For small values, the natural logarithm can be approximated using the formula:

• \( \ln(1 + x) \approx x \)

This is particularly helpful in our exercise, as it allows us to derive a simple approximation for \( \ln\left(1 + \frac{1}{N+1}\right) \) when \(N\) becomes large. By recognizing \( \ln\left(1 + \frac{1}{n}\right) \) in the series, this approximation simplifies the calculation of the term \(b_{n}\) to \(\frac{1}{n}\) when we are trying to establish the remainder estimate.
This simplification means that the error term \( \ln\left(1 + \frac{1}{N+1}\right) < 10^{-3} \) can instead be treated as \( \frac{1}{N+1} < 10^{-3} \), making the task of calculating \(N\) much more feasible.

Partial Sum

A partial sum refers to the sum of the first \(N\) terms in an infinite series. Unlike an infinite sum, a partial sum is a finite value and thus much more manageable in calculations. In the context of alternating series, the terms alternate in sign, which often results in a partial sum that converges towards the series’ actual infinite sum.
Calculating the partial sum \(S_N\) is straightforward:

• \( S_{N} = \sum_{n=1}^{N} (-1)^{n+1} b_{n} \)
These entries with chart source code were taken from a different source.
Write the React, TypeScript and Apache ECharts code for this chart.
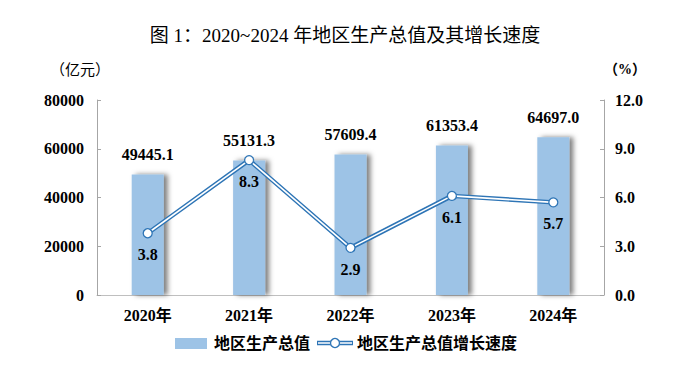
import React, { useEffect, useRef } from "react";
import * as echarts from "echarts";

const categories = ["2020年", "2021年", "2022年", "2023年", "2024年"];
const gdpValues = [49445.1, 55131.3, 57609.4, 61353.4, 64697.0];
const growthValues = [3.8, 8.3, 2.9, 6.1, 5.7];
const leftTicks = { min: 0, max: 80000, interval: 20000 };
const rightTicks = { min: 0, max: 12, interval: 3 };

const SERIF = "'Liberation Serif', 'Times New Roman', 'Noto Sans CJK SC', serif";
const BLUE = "#2E75B6";
const BAR = "#9DC3E6";

export default function App() {
  const ref = useRef<HTMLDivElement>(null);
  useEffect(() => {
    if (!ref.current) return;
    const chart = echarts.init(ref.current, undefined, { renderer: "svg" });
    chart.setOption({
      animation: false,
      backgroundColor: "#fff",
      title: {
        text: "图 1：2020~2024 年地区生产总值及其增长速度",
        left: "center",
        top: 21,
        textStyle: { fontFamily: SERIF, fontSize: 19, fontWeight: "normal", color: "#000" },
      },
      grid: { left: 97, right: 86, top: 100, bottom: 80 },
      xAxis: {
        type: "category",
        data: categories,
        boundaryGap: true,
        axisLine: { lineStyle: { color: "#BFBFBF", width: 1 } },
        axisTick: { show: false },
        axisLabel: { fontFamily: SERIF, fontSize: 16, fontWeight: "bold", color: "#000", margin: 12 },
      },
      yAxis: [
        {
          type: "value",
          ...leftTicks,
          axisLine: { show: true, lineStyle: { color: "#A6A6A6" } },
          axisTick: { show: true, inside: true, length: 4, lineStyle: { color: "#A6A6A6" } },
          splitLine: { show: false },
          axisLabel: {
            fontFamily: SERIF,
            fontSize: 16,
            fontWeight: "bold",
            color: "#000",
            margin: 13,
            formatter: (v: number) => String(v),
          },
        },
        {
          type: "value",
          ...rightTicks,
          position: "right",
          axisLine: { show: true, lineStyle: { color: "#A6A6A6" } },
          axisTick: { show: true, inside: true, length: 4, lineStyle: { color: "#A6A6A6" } },
          splitLine: { show: false },
          axisLabel: {
            fontFamily: SERIF,
            fontSize: 16,
            fontWeight: "bold",
            color: "#000",
            margin: 11,
            formatter: (v: number) => v.toFixed(1),
          },
        },
      ],
      series: [
        {
          name: "地区生产总值",
          type: "bar",
          data: gdpValues,
          barWidth: 32,
          itemStyle: {
            color: BAR,
            shadowColor: "rgba(0,0,0,0.5)",
            shadowBlur: 5,
            shadowOffsetX: 4,
            shadowOffsetY: 0,
          },
          label: {
            show: true,
            position: "top",
            distance: 12,
            fontFamily: SERIF,
            fontSize: 16,
            fontWeight: "bold",
            color: "#000",
            formatter: (p: any) => Number(p.value).toFixed(1),
          },
        },
        {
          name: "地区生产总值增长速度",
          type: "line",
          yAxisIndex: 1,
          data: growthValues,
          symbol: "none",
          lineStyle: { color: BLUE, width: 4.5 },
          z: 3,
        },
        {
          name: "inner",
          type: "line",
          yAxisIndex: 1,
          data: growthValues,
          symbol: "circle",
          symbolSize: 9,
          itemStyle: { color: "#fff", borderColor: BLUE, borderWidth: 1.3 },
          lineStyle: { color: "#fff", width: 1.6 },
          z: 4,
          label: {
            show: true,
            position: "bottom",
            distance: 8,
            fontFamily: SERIF,
            fontSize: 16,
            fontWeight: "bold",
            color: "#000",
            formatter: (p: any) => Number(p.value).toFixed(1),
          },
        },
      ],
      graphic: [
        {
          type: "text",
          left: 50,
          top: 62,
          style: { text: "（亿元）", font: `15px ${SERIF}`, fill: "#000" },
        },
        {
          type: "text",
          left: 604,
          top: 62,
          style: { text: "（%）", font: `bold 14px ${SERIF}`, fill: "#000" },
        },
        { type: "rect", shape: { x: 175, y: 338, width: 32, height: 11 }, style: { fill: BAR } },
        {
          type: "text",
          x: 214,
          y: 343,
          style: { text: "地区生产总值", font: `bold 16px ${SERIF}`, fill: "#000", verticalAlign: "middle" },
        },
        { type: "line", shape: { x1: 317, y1: 343, x2: 353, y2: 343 }, style: { stroke: BLUE, lineWidth: 4.5 } },
        { type: "line", shape: { x1: 318, y1: 343, x2: 352, y2: 343 }, style: { stroke: "#fff", lineWidth: 1.6 } },
        { type: "circle", shape: { cx: 335, cy: 343, r: 4.5 }, style: { fill: "#fff", stroke: BLUE, lineWidth: 1.3 } },
        {
          type: "text",
          x: 357,
          y: 343,
          style: { text: "地区生产总值增长速度", font: `bold 16px ${SERIF}`, fill: "#000", verticalAlign: "middle" },
        },
      ],
    });
    return () => chart.dispose();
  }, []);
  return <div ref={ref} style={{ width: 690, height: 375, position: "fixed", left: 0, top: 0 }} />;
}
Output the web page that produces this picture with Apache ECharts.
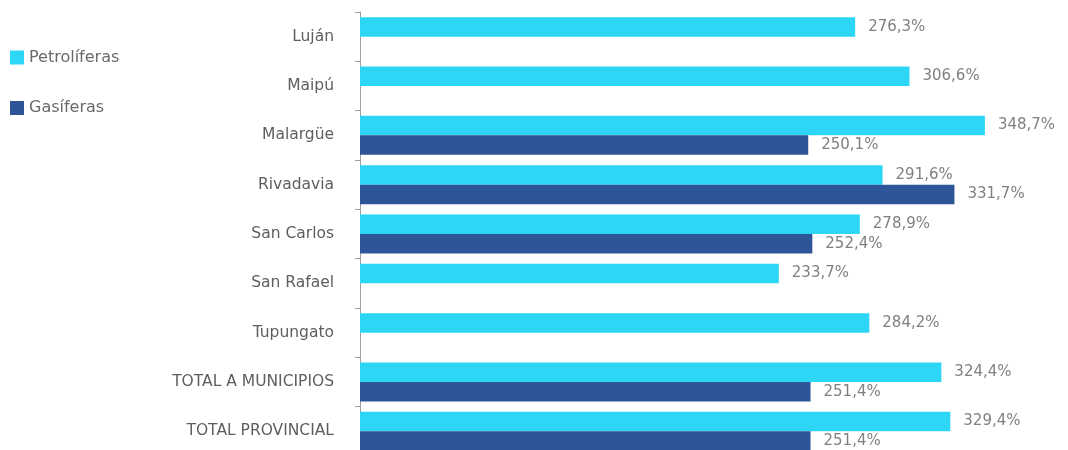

For our specific problem, you would compute the sum by adding and subtracting the terms in the series up to \(n = 1000\), ensuring to alternate the signs. This alternating behavior is because of the factor \((-1)^{n+1}\), which results in subtracting every even term and adding every odd term.
The goal of finding \(S_{1000}\) is to approximate the infinite series sum with a limited error, as determined by our remainder estimate. This computation provides a practical way to understand the progression and behavior of the series without the need for summing infinitely many terms.